▶ **The exercise**
Count every line of the listing where the string "this" occurs, and reply with the count alone.

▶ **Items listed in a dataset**
---
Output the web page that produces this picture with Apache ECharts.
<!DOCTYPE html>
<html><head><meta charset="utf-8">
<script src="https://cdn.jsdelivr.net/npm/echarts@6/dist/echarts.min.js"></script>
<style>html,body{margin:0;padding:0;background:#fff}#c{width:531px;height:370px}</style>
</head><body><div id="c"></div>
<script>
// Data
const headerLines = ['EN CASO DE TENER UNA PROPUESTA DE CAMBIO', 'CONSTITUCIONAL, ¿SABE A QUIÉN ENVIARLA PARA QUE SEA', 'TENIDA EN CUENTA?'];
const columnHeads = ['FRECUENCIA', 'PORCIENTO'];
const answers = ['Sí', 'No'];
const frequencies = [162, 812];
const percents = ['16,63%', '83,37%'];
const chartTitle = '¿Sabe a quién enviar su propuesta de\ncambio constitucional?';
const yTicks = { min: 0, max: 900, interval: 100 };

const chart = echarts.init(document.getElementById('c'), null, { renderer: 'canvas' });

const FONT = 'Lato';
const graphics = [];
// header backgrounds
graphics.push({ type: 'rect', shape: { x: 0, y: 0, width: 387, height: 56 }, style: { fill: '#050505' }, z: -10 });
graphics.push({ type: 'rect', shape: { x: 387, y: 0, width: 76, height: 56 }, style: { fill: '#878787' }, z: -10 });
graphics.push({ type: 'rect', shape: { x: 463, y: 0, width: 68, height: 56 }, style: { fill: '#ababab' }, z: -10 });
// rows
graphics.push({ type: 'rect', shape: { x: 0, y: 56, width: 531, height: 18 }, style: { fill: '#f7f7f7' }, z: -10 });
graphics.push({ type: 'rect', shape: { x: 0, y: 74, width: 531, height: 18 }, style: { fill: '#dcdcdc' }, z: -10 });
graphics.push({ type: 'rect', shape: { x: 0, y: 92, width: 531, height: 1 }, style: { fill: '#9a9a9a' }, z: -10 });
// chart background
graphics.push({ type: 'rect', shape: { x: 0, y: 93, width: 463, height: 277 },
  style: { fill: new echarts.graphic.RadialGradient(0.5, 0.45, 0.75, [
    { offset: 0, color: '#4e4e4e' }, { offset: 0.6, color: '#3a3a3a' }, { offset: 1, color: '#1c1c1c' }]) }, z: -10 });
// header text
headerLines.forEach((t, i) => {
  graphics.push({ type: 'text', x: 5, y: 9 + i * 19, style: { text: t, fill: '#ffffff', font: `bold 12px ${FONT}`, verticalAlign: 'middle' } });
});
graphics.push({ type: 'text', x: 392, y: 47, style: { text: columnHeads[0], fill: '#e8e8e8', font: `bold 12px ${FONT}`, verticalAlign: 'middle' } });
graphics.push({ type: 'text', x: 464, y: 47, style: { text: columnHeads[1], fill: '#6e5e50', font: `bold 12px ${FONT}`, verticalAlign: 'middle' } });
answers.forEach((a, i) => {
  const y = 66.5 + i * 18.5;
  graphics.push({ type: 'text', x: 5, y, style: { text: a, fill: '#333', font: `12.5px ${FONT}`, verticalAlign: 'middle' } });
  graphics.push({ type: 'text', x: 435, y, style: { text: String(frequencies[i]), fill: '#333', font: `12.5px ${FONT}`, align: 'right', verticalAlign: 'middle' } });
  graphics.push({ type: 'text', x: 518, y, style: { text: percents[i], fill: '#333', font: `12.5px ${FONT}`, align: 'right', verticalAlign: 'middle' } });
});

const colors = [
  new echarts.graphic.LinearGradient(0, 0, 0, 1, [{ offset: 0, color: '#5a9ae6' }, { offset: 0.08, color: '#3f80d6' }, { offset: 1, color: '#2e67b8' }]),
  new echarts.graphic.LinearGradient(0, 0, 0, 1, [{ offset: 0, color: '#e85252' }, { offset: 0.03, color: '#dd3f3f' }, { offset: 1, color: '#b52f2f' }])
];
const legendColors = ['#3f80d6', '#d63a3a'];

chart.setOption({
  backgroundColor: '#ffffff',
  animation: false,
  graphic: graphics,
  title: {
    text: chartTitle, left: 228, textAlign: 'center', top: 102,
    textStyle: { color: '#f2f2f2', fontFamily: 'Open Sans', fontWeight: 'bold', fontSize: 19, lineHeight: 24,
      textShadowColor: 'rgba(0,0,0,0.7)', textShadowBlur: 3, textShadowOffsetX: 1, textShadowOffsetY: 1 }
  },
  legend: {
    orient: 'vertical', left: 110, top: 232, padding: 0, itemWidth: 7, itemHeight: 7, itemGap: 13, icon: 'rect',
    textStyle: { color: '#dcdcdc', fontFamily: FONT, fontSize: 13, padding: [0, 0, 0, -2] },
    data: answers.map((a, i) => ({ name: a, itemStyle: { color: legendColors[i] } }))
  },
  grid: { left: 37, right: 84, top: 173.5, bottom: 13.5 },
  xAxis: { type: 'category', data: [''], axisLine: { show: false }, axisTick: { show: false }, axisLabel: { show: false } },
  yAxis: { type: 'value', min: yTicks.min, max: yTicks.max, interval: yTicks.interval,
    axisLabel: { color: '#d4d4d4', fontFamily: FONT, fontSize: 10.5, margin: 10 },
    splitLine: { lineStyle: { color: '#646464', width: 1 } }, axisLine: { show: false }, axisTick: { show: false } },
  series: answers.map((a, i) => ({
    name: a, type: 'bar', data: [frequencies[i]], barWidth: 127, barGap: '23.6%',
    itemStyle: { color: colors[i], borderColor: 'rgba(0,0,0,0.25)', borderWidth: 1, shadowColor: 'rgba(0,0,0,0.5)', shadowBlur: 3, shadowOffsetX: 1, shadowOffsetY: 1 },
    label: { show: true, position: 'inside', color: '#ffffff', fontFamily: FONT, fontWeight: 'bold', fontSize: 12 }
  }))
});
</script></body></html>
---
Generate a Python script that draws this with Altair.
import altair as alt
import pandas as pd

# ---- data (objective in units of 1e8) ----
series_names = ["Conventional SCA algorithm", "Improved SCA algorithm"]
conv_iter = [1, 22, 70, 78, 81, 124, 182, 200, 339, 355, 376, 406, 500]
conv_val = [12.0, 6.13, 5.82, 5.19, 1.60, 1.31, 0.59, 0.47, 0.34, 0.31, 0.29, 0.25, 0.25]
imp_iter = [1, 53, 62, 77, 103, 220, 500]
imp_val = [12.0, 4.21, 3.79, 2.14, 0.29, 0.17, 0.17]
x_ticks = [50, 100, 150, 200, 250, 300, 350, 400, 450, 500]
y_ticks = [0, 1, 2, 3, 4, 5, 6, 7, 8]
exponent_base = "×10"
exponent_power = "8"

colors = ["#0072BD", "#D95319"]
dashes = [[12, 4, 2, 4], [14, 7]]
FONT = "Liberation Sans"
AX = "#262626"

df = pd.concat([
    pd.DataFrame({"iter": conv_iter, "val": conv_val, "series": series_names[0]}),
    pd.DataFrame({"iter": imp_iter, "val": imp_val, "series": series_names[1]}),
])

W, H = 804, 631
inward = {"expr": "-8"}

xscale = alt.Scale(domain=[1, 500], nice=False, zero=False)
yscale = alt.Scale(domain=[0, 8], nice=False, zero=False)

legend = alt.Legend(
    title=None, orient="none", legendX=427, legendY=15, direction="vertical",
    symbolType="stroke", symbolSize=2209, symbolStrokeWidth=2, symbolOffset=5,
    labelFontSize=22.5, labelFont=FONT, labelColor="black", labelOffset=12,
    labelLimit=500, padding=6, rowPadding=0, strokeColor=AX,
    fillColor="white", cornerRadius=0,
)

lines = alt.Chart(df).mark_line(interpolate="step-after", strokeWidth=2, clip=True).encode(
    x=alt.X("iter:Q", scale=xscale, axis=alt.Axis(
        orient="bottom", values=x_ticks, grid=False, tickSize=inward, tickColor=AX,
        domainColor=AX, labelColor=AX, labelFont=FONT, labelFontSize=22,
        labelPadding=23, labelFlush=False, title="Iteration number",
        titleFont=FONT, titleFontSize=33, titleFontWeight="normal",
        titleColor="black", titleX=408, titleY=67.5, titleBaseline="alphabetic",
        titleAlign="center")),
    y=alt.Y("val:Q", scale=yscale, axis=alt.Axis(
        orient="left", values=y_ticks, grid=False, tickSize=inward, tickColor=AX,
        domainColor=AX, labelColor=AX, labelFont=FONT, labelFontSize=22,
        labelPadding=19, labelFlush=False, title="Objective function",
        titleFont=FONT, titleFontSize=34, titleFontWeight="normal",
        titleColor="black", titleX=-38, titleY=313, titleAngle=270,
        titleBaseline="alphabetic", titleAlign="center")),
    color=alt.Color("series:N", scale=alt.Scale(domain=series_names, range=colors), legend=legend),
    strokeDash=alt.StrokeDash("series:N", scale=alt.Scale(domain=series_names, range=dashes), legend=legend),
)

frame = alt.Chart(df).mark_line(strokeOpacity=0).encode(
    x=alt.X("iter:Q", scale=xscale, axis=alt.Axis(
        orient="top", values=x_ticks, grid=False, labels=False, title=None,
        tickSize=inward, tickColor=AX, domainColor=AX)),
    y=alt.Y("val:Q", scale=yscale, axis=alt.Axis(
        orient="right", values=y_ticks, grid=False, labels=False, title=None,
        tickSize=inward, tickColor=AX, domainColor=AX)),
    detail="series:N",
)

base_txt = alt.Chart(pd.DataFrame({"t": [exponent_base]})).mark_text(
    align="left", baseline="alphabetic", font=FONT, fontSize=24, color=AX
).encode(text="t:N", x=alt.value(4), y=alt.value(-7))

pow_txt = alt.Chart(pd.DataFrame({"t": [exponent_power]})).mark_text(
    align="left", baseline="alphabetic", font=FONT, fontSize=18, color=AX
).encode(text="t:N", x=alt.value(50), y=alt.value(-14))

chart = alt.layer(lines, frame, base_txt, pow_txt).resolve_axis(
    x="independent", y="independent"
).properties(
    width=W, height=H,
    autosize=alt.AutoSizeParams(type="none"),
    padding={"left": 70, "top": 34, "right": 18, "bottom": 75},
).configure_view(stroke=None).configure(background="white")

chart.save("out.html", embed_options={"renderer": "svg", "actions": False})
---
▶ **Answer for the task**
2